# Start of Source excerpt

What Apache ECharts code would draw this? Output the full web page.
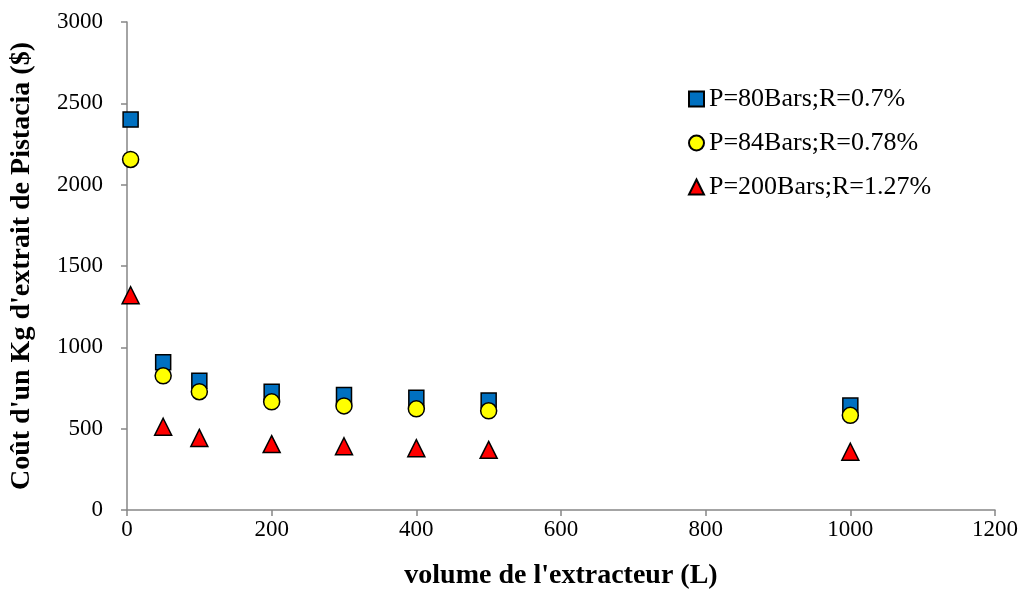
<!DOCTYPE html>
<html><head><meta charset="utf-8">
<script src="https://cdn.jsdelivr.net/npm/echarts@6/dist/echarts.min.js"></script>
<style>html,body{margin:0;padding:0;background:#fff}#c{width:1026px;height:595px}</style>
</head><body><div id="c"></div>
<script>
const volumes = [5, 50, 100, 200, 300, 400, 500, 1000];
const s80 = [2400, 908, 795, 727, 707, 690, 673, 642];
const s84 = [2155, 825, 727, 665, 640, 622, 610, 582];
const s200 = [1320, 512, 443, 405, 392, 380, 370, 358];
const seriesNames = ['P=80Bars;R=0.7%', 'P=84Bars;R=0.78%', 'P=200Bars;R=1.27%'];
const font = '"Liberation Serif", "Times New Roman", serif';
const pairs = a => volumes.map((v, i) => [v, a[i]]);
const chart = echarts.init(document.getElementById('c'));
const axisLine = {show: true, lineStyle: {color: '#868686', width: 1.5}};
const tick = {show: true, length: 6, lineStyle: {color: '#868686', width: 1.5}};
chart.setOption({
  animation: false,
  backgroundColor: '#fff',
  grid: {left: 125, right: 31, top: 22, bottom: 83},
  xAxis: {
    type: 'value', min: 0, max: 1200, interval: 200,
    name: "volume de l'extracteur (L)", nameLocation: 'middle', nameGap: 52,
    nameTextStyle: {fontFamily: font, fontSize: 28, fontWeight: 'bold', color: '#000'},
    axisLine: axisLine, axisTick: tick,
    axisLabel: {fontFamily: font, fontSize: 23, color: '#000', margin: 8, formatter: v => String(v)},
    splitLine: {show: false}
  },
  yAxis: {
    type: 'value', min: 0, max: 3000, interval: 500,
    name: "Coût d'un Kg d'extrait de Pistacia ($)", nameLocation: 'middle', nameGap: 91,
    nameTextStyle: {fontFamily: font, fontSize: 28, fontWeight: 'bold', color: '#000'},
    axisLine: axisLine, axisTick: tick,
    axisLabel: {fontFamily: font, fontSize: 23, color: '#000', margin: 24, formatter: v => String(v)},
    splitLine: {show: false}
  },
  legend: {
    orient: 'vertical', left: 683, top: 81, itemGap: 18,
    itemWidth: 15, itemHeight: 15,
    textStyle: {fontFamily: font, fontSize: 26, color: '#000'},
    data: seriesNames
  },
  series: [
    {name: seriesNames[0], type: 'scatter', symbol: 'rect', symbolSize: 15, data: pairs(s80),
     itemStyle: {color: '#0070C0', borderColor: '#000', borderWidth: 1.5, opacity: 1}},
    {name: seriesNames[1], type: 'scatter', symbol: 'circle', symbolSize: 16, data: pairs(s84),
     itemStyle: {color: '#FFFF00', borderColor: '#000', borderWidth: 1.5, opacity: 1}},
    {name: seriesNames[2], type: 'scatter', symbol: 'triangle', symbolSize: 17, data: pairs(s200),
     itemStyle: {color: '#FF0000', borderColor: '#000', borderWidth: 1.5, opacity: 1}}
  ]
});
</script></body></html>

# End of Source excerpt

What you have to do :: Your copy of the data above should match it exactly, except that pictures are left out.

The reply ::
What Apache ECharts code would draw this? Output the full web page.
<!DOCTYPE html>
<html><head><meta charset="utf-8">
<script src="https://cdn.jsdelivr.net/npm/echarts@6/dist/echarts.min.js"></script>
<style>html,body{margin:0;padding:0;background:#fff}#c{width:1026px;height:595px}</style>
</head><body><div id="c"></div>
<script>
const volumes = [5, 50, 100, 200, 300, 400, 500, 1000];
const s80 = [2400, 908, 795, 727, 707, 690, 673, 642];
const s84 = [2155, 825, 727, 665, 640, 622, 610, 582];
const s200 = [1320, 512, 443, 405, 392, 380, 370, 358];
const seriesNames = ['P=80Bars;R=0.7%', 'P=84Bars;R=0.78%', 'P=200Bars;R=1.27%'];
const font = '"Liberation Serif", "Times New Roman", serif';
const pairs = a => volumes.map((v, i) => [v, a[i]]);
const chart = echarts.init(document.getElementById('c'));
const axisLine = {show: true, lineStyle: {color: '#868686', width: 1.5}};
const tick = {show: true, length: 6, lineStyle: {color: '#868686', width: 1.5}};
chart.setOption({
  animation: false,
  backgroundColor: '#fff',
  grid: {left: 125, right: 31, top: 22, bottom: 83},
  xAxis: {
    type: 'value', min: 0, max: 1200, interval: 200,
    name: "volume de l'extracteur (L)", nameLocation: 'middle', nameGap: 52,
    nameTextStyle: {fontFamily: font, fontSize: 28, fontWeight: 'bold', color: '#000'},
    axisLine: axisLine, axisTick: tick,
    axisLabel: {fontFamily: font, fontSize: 23, color: '#000', margin: 8, formatter: v => String(v)},
    splitLine: {show: false}
  },
  yAxis: {
    type: 'value', min: 0, max: 3000, interval: 500,
    name: "Coût d'un Kg d'extrait de Pistacia ($)", nameLocation: 'middle', nameGap: 91,
    nameTextStyle: {fontFamily: font, fontSize: 28, fontWeight: 'bold', color: '#000'},
    axisLine: axisLine, axisTick: tick,
    axisLabel: {fontFamily: font, fontSize: 23, color: '#000', margin: 24, formatter: v => String(v)},
    splitLine: {show: false}
  },
  legend: {
    orient: 'vertical', left: 683, top: 81, itemGap: 18,
    itemWidth: 15, itemHeight: 15,
    textStyle: {fontFamily: font, fontSize: 26, color: '#000'},
    data: seriesNames
  },
  series: [
    {name: seriesNames[0], type: 'scatter', symbol: 'rect', symbolSize: 15, data: pairs(s80),
     itemStyle: {color: '#0070C0', borderColor: '#000', borderWidth: 1.5, opacity: 1}},
    {name: seriesNames[1], type: 'scatter', symbol: 'circle', symbolSize: 16, data: pairs(s84),
     itemStyle: {color: '#FFFF00', borderColor: '#000', borderWidth: 1.5, opacity: 1}},
    {name: seriesNames[2], type: 'scatter', symbol: 'triangle', symbolSize: 17, data: pairs(s200),
     itemStyle: {color: '#FF0000', borderColor: '#000', borderWidth: 1.5, opacity: 1}}
  ]
});
</script></body></html>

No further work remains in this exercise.